____ MATERIAL SUPPLIED

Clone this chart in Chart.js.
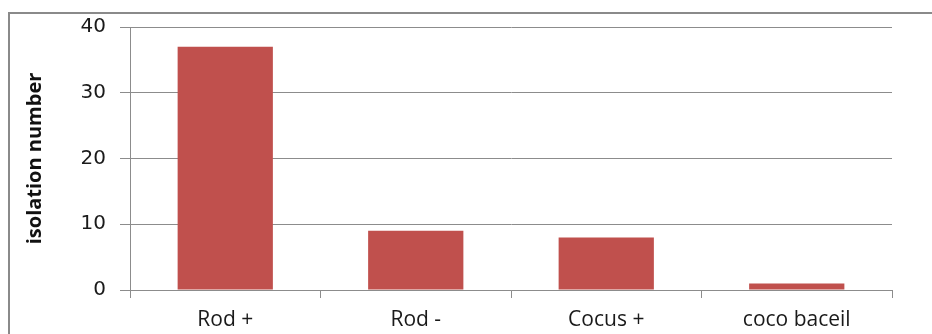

________
____ MATERIAL SUPPLIED

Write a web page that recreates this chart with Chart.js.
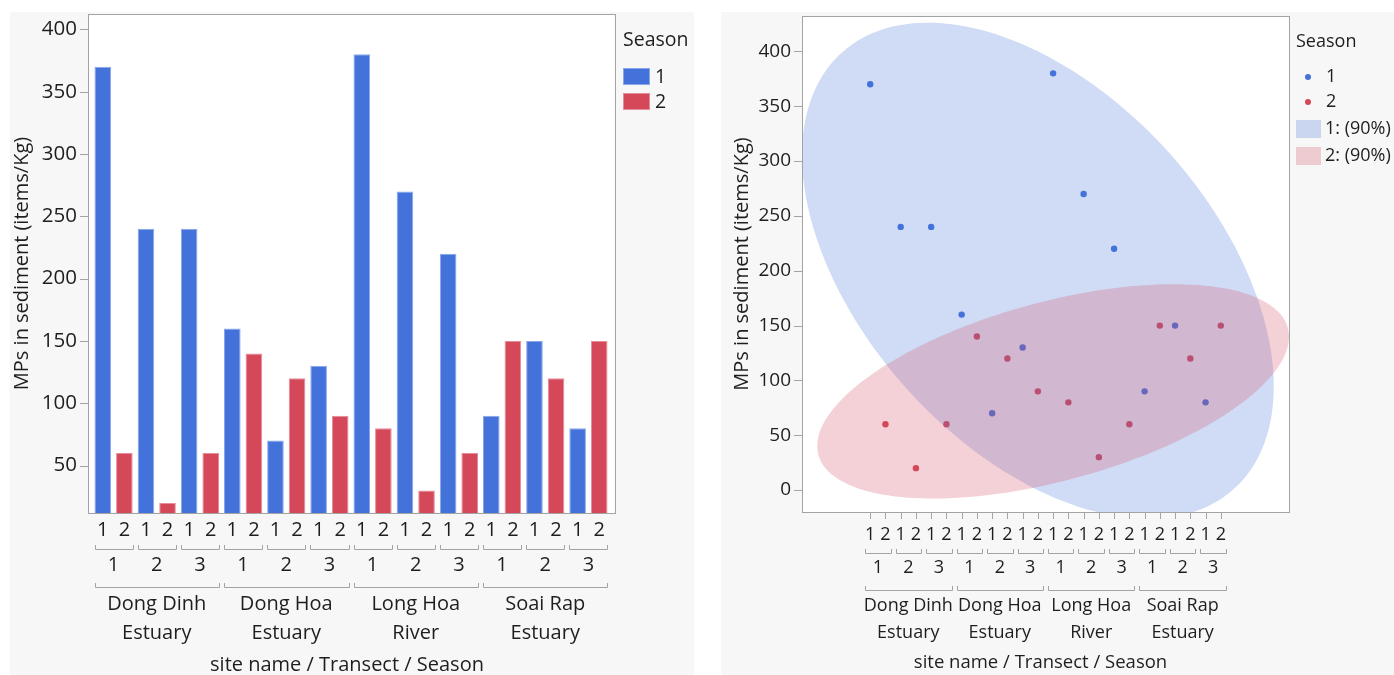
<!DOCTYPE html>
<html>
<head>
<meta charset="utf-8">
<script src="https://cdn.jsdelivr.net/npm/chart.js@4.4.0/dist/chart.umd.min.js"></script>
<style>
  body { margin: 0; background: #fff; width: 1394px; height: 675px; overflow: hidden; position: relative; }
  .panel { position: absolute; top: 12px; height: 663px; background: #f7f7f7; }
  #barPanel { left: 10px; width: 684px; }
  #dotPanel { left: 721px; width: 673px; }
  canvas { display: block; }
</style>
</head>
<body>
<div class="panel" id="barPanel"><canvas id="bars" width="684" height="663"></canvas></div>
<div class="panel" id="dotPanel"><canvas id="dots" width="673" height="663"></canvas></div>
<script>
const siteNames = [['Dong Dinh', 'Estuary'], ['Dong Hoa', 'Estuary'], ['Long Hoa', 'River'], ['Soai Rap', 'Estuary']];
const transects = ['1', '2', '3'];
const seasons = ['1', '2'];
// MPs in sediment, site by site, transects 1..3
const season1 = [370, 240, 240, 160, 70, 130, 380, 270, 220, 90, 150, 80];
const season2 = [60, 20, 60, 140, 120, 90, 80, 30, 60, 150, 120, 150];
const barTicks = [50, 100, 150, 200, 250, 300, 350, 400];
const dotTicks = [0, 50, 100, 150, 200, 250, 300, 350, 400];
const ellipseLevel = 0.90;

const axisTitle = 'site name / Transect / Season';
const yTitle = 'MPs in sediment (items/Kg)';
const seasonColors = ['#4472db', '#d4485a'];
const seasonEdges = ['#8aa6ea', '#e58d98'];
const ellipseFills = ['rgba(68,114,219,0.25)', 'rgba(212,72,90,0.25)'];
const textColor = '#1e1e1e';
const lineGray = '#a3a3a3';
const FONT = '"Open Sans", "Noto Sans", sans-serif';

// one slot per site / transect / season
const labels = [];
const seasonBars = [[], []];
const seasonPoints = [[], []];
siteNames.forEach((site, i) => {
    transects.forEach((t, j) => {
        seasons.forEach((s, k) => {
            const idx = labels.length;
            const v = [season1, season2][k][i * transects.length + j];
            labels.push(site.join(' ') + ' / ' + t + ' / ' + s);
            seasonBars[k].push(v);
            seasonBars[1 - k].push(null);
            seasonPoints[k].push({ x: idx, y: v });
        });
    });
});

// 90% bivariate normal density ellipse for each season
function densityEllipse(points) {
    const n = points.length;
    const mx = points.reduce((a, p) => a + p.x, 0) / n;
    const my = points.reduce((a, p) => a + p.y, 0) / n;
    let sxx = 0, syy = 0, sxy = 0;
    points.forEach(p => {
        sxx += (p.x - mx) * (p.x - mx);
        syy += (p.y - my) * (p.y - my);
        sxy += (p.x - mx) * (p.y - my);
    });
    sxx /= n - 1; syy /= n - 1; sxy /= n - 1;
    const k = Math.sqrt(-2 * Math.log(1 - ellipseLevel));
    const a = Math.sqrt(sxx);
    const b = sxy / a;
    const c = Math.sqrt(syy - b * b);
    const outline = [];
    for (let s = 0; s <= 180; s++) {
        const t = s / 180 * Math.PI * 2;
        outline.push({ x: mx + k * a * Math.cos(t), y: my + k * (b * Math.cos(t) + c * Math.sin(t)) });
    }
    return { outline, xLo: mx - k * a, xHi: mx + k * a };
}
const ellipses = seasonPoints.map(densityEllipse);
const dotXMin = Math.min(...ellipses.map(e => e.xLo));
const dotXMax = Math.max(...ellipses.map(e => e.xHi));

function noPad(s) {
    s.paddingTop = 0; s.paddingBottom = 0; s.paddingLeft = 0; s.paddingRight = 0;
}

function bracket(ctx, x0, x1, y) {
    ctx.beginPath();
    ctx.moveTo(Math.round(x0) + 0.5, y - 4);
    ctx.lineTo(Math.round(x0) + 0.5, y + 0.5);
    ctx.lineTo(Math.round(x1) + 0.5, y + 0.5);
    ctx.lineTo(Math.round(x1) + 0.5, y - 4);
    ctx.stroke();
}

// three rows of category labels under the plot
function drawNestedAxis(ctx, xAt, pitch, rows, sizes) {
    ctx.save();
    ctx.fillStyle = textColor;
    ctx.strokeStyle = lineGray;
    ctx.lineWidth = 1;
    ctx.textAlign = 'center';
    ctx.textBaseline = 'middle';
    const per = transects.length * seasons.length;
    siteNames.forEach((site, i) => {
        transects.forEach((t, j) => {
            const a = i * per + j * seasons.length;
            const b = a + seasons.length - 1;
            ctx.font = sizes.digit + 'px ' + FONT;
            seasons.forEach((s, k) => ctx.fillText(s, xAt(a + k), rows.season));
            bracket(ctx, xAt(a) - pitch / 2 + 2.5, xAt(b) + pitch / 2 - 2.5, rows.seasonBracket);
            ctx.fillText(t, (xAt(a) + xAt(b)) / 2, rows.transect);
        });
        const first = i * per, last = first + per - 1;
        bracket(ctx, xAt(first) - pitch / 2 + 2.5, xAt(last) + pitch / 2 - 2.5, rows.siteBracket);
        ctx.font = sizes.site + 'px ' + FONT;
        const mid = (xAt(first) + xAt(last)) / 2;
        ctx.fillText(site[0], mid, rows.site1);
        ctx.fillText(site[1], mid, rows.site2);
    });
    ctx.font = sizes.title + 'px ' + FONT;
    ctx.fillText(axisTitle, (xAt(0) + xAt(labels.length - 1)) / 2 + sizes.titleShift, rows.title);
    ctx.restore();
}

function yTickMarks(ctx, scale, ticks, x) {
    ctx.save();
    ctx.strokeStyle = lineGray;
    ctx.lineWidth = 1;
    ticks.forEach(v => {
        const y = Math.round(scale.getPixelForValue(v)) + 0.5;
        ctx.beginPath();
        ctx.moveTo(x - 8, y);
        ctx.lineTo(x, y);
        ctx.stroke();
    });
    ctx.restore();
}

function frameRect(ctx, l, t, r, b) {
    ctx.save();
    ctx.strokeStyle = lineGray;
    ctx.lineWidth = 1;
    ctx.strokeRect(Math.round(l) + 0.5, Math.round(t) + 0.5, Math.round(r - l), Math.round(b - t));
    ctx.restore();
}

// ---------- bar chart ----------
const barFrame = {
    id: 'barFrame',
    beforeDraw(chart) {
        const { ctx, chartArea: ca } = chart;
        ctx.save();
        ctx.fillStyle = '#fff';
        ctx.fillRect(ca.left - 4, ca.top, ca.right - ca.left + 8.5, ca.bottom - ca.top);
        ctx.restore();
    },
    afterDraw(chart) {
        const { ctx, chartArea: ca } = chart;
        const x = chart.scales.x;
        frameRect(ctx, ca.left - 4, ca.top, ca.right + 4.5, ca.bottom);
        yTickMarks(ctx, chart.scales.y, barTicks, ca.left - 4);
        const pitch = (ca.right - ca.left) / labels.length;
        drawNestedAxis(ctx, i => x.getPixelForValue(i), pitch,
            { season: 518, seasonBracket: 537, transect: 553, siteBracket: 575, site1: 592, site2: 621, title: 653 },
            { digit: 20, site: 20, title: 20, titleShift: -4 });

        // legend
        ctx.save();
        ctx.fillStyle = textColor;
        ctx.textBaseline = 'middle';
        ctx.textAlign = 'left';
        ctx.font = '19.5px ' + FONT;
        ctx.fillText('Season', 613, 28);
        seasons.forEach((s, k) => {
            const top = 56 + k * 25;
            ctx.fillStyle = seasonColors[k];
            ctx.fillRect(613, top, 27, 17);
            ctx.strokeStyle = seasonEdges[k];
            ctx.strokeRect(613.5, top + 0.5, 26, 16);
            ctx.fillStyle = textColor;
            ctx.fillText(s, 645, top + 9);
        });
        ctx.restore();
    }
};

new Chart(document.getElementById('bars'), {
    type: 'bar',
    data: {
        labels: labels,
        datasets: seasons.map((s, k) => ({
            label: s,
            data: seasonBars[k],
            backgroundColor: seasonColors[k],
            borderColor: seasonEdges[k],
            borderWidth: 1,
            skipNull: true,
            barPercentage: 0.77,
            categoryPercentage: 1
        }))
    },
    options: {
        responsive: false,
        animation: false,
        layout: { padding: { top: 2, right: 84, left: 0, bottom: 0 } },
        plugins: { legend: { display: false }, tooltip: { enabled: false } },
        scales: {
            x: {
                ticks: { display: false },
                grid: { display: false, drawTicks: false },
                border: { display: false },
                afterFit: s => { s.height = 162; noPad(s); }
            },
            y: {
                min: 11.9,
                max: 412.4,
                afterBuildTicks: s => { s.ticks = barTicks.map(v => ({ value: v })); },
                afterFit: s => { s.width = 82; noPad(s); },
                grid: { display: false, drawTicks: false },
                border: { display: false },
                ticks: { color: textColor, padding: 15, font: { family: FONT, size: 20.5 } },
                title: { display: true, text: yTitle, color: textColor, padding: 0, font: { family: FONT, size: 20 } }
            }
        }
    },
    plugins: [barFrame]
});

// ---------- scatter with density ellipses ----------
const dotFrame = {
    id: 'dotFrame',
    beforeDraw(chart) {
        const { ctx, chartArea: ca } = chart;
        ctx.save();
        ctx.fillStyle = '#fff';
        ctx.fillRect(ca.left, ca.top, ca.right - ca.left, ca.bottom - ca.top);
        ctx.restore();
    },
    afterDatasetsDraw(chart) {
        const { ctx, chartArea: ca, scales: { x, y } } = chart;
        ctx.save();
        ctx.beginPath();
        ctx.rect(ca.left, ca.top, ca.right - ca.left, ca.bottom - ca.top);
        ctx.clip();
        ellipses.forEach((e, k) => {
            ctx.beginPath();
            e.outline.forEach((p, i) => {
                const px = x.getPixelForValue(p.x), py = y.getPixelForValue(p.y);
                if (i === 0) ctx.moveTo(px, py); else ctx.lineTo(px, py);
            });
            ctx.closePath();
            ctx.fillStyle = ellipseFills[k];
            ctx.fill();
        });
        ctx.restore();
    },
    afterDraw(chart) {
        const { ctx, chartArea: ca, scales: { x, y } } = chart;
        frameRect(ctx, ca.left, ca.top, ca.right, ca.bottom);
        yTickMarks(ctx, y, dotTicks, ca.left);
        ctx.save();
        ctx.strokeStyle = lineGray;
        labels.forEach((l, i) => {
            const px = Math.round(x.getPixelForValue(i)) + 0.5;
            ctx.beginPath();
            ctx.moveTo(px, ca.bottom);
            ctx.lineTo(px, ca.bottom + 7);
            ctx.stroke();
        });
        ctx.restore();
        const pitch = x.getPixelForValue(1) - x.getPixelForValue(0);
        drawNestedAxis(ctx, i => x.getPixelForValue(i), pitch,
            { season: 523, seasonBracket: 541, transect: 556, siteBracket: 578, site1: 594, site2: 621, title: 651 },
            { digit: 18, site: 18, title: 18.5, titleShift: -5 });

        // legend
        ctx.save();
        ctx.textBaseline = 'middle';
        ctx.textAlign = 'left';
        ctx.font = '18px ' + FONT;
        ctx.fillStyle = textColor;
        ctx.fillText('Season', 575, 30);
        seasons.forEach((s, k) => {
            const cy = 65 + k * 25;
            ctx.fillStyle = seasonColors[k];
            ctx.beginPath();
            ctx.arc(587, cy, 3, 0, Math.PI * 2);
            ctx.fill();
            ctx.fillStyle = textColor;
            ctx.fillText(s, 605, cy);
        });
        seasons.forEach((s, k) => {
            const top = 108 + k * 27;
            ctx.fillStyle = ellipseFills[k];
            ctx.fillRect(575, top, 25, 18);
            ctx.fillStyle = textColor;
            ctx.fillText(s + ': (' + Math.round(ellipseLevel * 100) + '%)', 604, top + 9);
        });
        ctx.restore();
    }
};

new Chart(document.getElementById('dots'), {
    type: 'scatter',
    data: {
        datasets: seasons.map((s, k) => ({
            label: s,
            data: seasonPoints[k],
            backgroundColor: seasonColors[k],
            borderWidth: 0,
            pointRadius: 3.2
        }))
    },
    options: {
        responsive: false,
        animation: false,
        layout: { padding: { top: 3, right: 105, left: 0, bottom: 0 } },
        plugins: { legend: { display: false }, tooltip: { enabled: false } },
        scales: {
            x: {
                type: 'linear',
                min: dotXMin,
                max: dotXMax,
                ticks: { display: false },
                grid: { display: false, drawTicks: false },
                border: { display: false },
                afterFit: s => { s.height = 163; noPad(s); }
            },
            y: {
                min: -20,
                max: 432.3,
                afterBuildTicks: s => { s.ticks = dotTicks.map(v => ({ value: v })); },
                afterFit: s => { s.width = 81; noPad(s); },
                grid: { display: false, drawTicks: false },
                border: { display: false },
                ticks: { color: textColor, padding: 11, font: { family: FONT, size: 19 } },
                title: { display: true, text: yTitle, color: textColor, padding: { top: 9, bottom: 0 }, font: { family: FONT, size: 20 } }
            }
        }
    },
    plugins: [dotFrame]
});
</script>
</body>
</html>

________

■ WORK INSTRUCTIONS ■
Looking at the entries above, say how many lines contain the word "with". Only the number is wanted.

■ FULL SOLUTION ■
2